─── Supplied information ───
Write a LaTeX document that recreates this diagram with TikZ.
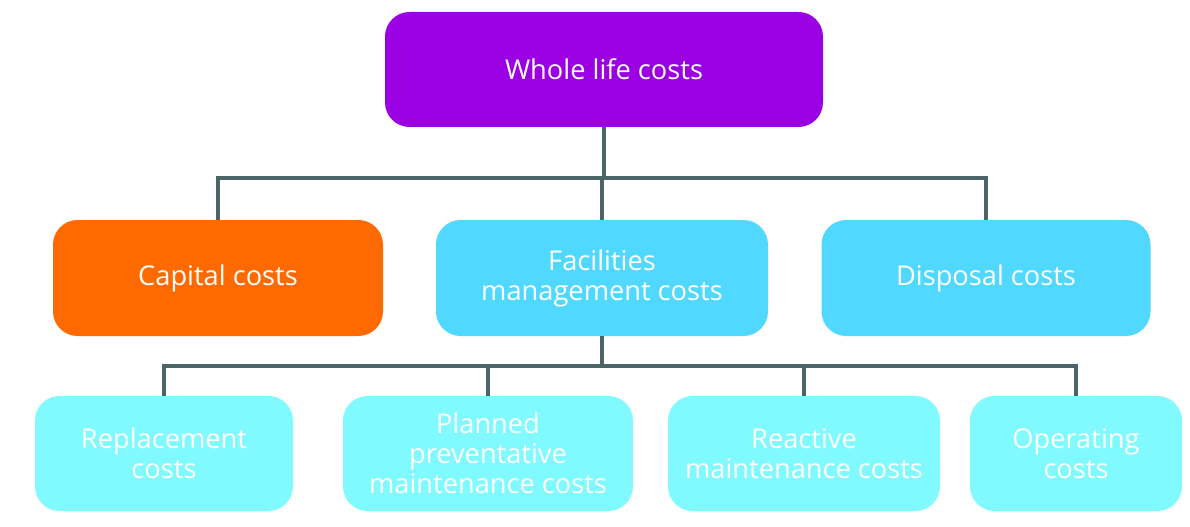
\documentclass[tikz,border=0pt]{standalone}
\usepackage{fontspec}
\setmainfont{Open Sans}
\begin{document}
\begin{tikzpicture}[x=0.02cm,y=-0.02cm,
 box/.style={rounded corners=14pt,text=white,align=center,font=\fontsize{15.5}{17}\selectfont,inner sep=0pt},
 link/.style={draw=lcol,line width=1.8pt}]
\definecolor{lcol}{HTML}{4A6468}
\definecolor{purp}{HTML}{9A00E2}
\definecolor{oran}{HTML}{FF6A00}
\definecolor{mblue}{HTML}{50D8FF}
\definecolor{lcyan}{HTML}{80FAFF}
\useasboundingbox (0,0) rectangle (1190,527);
\node[box,fill=purp,minimum width=438*0.02cm,minimum height=115*0.02cm] (w) at (604,69.5) {Whole life costs};
\node[box,fill=oran,minimum width=330*0.02cm,minimum height=116*0.02cm] (c) at (218,278) {Capital costs};
\node[box,fill=mblue,minimum width=332*0.02cm,minimum height=116*0.02cm] (f) at (602,278) {Facilities\\management costs};
\node[box,fill=mblue,minimum width=329*0.02cm,minimum height=116*0.02cm] (d) at (986,278) {Disposal costs};
\node[box,fill=lcyan,minimum width=258*0.02cm,minimum height=115*0.02cm] (r) at (164,453.5) {Replacement\\costs};
\node[box,fill=lcyan,minimum width=290*0.02cm,minimum height=115*0.02cm] (p) at (488,453.5) {Planned\\preventative\\maintenance costs};
\node[box,fill=lcyan,minimum width=272*0.02cm,minimum height=115*0.02cm] (a) at (804,453.5) {Reactive\\maintenance costs};
\node[box,fill=lcyan,minimum width=212*0.02cm,minimum height=115*0.02cm] (o) at (1076,453.5) {Operating\\costs};
\begin{scope}[on background layer/.try]
\end{scope}
\draw[link] (w.south) -- ++(0,51);
\draw[link] (c.north) |- (w.south |- 0,178) -| (d.north);
\draw[link] (f.north) -- ++(0,-42);
\draw[link] (f.south) -- ++(0,30);
\draw[link] (r.north) |- (f.south |- 0,366) -| (o.north);
\draw[link] (p.north) -- ++(0,-30);
\draw[link] (a.north) -- ++(0,-30);
\end{tikzpicture}
\end{document}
───
**Task details**
Set down the material exactly, every line of it, except for the pictures.

**Solution for this task**
Write a LaTeX document that recreates this diagram with TikZ.
\documentclass[tikz,border=0pt]{standalone}
\usepackage{fontspec}
\setmainfont{Open Sans}
\begin{document}
\begin{tikzpicture}[x=0.02cm,y=-0.02cm,
 box/.style={rounded corners=14pt,text=white,align=center,font=\fontsize{15.5}{17}\selectfont,inner sep=0pt},
 link/.style={draw=lcol,line width=1.8pt}]
\definecolor{lcol}{HTML}{4A6468}
\definecolor{purp}{HTML}{9A00E2}
\definecolor{oran}{HTML}{FF6A00}
\definecolor{mblue}{HTML}{50D8FF}
\definecolor{lcyan}{HTML}{80FAFF}
\useasboundingbox (0,0) rectangle (1190,527);
\node[box,fill=purp,minimum width=438*0.02cm,minimum height=115*0.02cm] (w) at (604,69.5) {Whole life costs};
\node[box,fill=oran,minimum width=330*0.02cm,minimum height=116*0.02cm] (c) at (218,278) {Capital costs};
\node[box,fill=mblue,minimum width=332*0.02cm,minimum height=116*0.02cm] (f) at (602,278) {Facilities\\management costs};
\node[box,fill=mblue,minimum width=329*0.02cm,minimum height=116*0.02cm] (d) at (986,278) {Disposal costs};
\node[box,fill=lcyan,minimum width=258*0.02cm,minimum height=115*0.02cm] (r) at (164,453.5) {Replacement\\costs};
\node[box,fill=lcyan,minimum width=290*0.02cm,minimum height=115*0.02cm] (p) at (488,453.5) {Planned\\preventative\\maintenance costs};
\node[box,fill=lcyan,minimum width=272*0.02cm,minimum height=115*0.02cm] (a) at (804,453.5) {Reactive\\maintenance costs};
\node[box,fill=lcyan,minimum width=212*0.02cm,minimum height=115*0.02cm] (o) at (1076,453.5) {Operating\\costs};
\begin{scope}[on background layer/.try]
\end{scope}
\draw[link] (w.south) -- ++(0,51);
\draw[link] (c.north) |- (w.south |- 0,178) -| (d.north);
\draw[link] (f.north) -- ++(0,-42);
\draw[link] (f.south) -- ++(0,30);
\draw[link] (r.north) |- (f.south |- 0,366) -| (o.north);
\draw[link] (p.north) -- ++(0,-30);
\draw[link] (a.north) -- ++(0,-30);
\end{tikzpicture}
\end{document}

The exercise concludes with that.